TASK BRIEF: Copy out the entries in full and with complete accuracy; pictures are excluded.

EXCERPTED DATA:
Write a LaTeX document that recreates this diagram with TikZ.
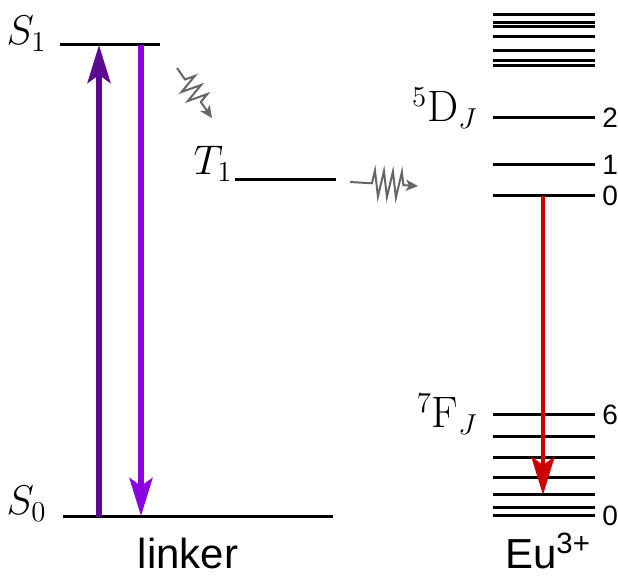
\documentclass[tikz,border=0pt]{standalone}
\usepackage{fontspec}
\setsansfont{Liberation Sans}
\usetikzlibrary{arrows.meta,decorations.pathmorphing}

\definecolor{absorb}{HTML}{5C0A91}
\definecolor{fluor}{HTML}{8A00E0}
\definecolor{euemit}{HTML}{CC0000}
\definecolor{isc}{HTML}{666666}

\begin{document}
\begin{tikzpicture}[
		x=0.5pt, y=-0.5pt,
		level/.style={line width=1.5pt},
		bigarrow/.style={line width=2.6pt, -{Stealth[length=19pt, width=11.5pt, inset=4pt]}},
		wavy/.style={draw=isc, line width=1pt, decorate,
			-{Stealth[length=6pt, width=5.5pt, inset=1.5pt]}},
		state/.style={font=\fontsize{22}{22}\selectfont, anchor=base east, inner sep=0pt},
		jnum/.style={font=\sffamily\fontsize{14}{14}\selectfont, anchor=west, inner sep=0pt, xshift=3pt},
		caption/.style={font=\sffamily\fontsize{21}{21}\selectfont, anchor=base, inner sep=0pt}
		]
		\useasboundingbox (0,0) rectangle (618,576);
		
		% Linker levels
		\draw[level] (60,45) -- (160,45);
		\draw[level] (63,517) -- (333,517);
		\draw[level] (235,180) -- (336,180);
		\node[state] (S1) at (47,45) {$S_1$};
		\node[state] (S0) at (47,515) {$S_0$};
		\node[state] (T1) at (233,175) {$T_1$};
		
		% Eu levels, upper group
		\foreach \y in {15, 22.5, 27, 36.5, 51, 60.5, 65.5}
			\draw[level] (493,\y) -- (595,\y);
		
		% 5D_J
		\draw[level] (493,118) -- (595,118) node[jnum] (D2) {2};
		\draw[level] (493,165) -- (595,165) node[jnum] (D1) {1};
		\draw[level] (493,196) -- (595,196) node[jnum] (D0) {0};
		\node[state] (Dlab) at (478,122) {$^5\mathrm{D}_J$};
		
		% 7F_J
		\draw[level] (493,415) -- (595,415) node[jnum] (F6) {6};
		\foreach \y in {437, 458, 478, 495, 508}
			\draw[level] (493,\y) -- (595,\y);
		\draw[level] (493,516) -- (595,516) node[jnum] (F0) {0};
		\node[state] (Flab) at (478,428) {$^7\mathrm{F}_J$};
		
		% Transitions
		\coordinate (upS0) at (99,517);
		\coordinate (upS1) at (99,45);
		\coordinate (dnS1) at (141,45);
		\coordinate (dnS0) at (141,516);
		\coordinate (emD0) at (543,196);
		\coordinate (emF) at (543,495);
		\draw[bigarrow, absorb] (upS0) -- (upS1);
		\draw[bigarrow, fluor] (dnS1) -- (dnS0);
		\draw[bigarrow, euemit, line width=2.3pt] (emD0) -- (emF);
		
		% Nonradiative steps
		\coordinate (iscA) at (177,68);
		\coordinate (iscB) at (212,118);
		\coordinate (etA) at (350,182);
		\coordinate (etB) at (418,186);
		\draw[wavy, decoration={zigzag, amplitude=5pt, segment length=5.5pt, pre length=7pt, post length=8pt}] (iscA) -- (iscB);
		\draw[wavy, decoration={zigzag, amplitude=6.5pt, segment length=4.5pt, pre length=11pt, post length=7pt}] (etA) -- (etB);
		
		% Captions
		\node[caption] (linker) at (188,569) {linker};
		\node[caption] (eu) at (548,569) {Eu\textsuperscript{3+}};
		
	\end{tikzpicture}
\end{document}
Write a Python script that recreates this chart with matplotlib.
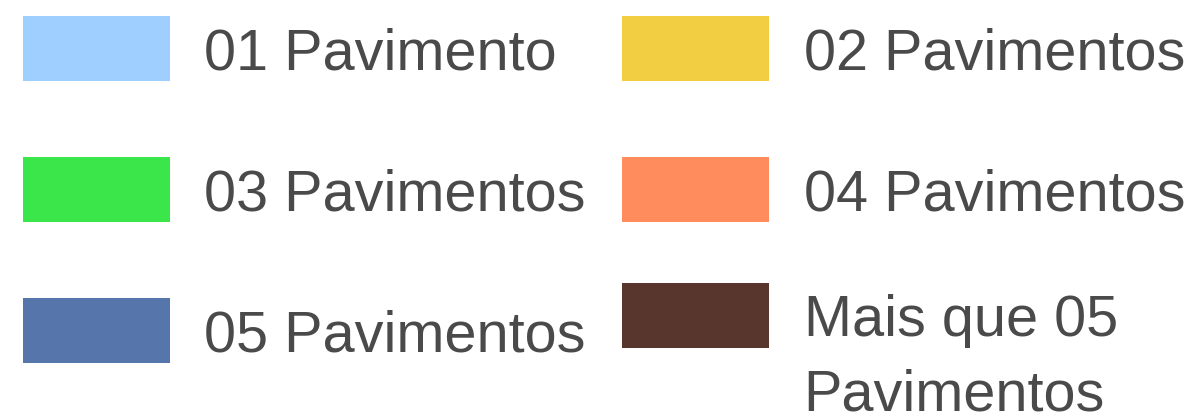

PROBLEM SOLUTION:
Write a LaTeX document that recreates this diagram with TikZ.
\documentclass[tikz,border=0pt]{standalone}
\usepackage{fontspec}
\setsansfont{Liberation Sans}
\usetikzlibrary{arrows.meta,decorations.pathmorphing}

\definecolor{absorb}{HTML}{5C0A91}
\definecolor{fluor}{HTML}{8A00E0}
\definecolor{euemit}{HTML}{CC0000}
\definecolor{isc}{HTML}{666666}

\begin{document}
\begin{tikzpicture}[
		x=0.5pt, y=-0.5pt,
		level/.style={line width=1.5pt},
		bigarrow/.style={line width=2.6pt, -{Stealth[length=19pt, width=11.5pt, inset=4pt]}},
		wavy/.style={draw=isc, line width=1pt, decorate,
			-{Stealth[length=6pt, width=5.5pt, inset=1.5pt]}},
		state/.style={font=\fontsize{22}{22}\selectfont, anchor=base east, inner sep=0pt},
		jnum/.style={font=\sffamily\fontsize{14}{14}\selectfont, anchor=west, inner sep=0pt, xshift=3pt},
		caption/.style={font=\sffamily\fontsize{21}{21}\selectfont, anchor=base, inner sep=0pt}
		]
		\useasboundingbox (0,0) rectangle (618,576);
		
		% Linker levels
		\draw[level] (60,45) -- (160,45);
		\draw[level] (63,517) -- (333,517);
		\draw[level] (235,180) -- (336,180);
		\node[state] (S1) at (47,45) {$S_1$};
		\node[state] (S0) at (47,515) {$S_0$};
		\node[state] (T1) at (233,175) {$T_1$};
		
		% Eu levels, upper group
		\foreach \y in {15, 22.5, 27, 36.5, 51, 60.5, 65.5}
			\draw[level] (493,\y) -- (595,\y);
		
		% 5D_J
		\draw[level] (493,118) -- (595,118) node[jnum] (D2) {2};
		\draw[level] (493,165) -- (595,165) node[jnum] (D1) {1};
		\draw[level] (493,196) -- (595,196) node[jnum] (D0) {0};
		\node[state] (Dlab) at (478,122) {$^5\mathrm{D}_J$};
		
		% 7F_J
		\draw[level] (493,415) -- (595,415) node[jnum] (F6) {6};
		\foreach \y in {437, 458, 478, 495, 508}
			\draw[level] (493,\y) -- (595,\y);
		\draw[level] (493,516) -- (595,516) node[jnum] (F0) {0};
		\node[state] (Flab) at (478,428) {$^7\mathrm{F}_J$};
		
		% Transitions
		\coordinate (upS0) at (99,517);
		\coordinate (upS1) at (99,45);
		\coordinate (dnS1) at (141,45);
		\coordinate (dnS0) at (141,516);
		\coordinate (emD0) at (543,196);
		\coordinate (emF) at (543,495);
		\draw[bigarrow, absorb] (upS0) -- (upS1);
		\draw[bigarrow, fluor] (dnS1) -- (dnS0);
		\draw[bigarrow, euemit, line width=2.3pt] (emD0) -- (emF);
		
		% Nonradiative steps
		\coordinate (iscA) at (177,68);
		\coordinate (iscB) at (212,118);
		\coordinate (etA) at (350,182);
		\coordinate (etB) at (418,186);
		\draw[wavy, decoration={zigzag, amplitude=5pt, segment length=5.5pt, pre length=7pt, post length=8pt}] (iscA) -- (iscB);
		\draw[wavy, decoration={zigzag, amplitude=6.5pt, segment length=4.5pt, pre length=11pt, post length=7pt}] (etA) -- (etB);
		
		% Captions
		\node[caption] (linker) at (188,569) {linker};
		\node[caption] (eu) at (548,569) {Eu\textsuperscript{3+}};
		
	\end{tikzpicture}
\end{document}
Write a Python script that recreates this chart with matplotlib.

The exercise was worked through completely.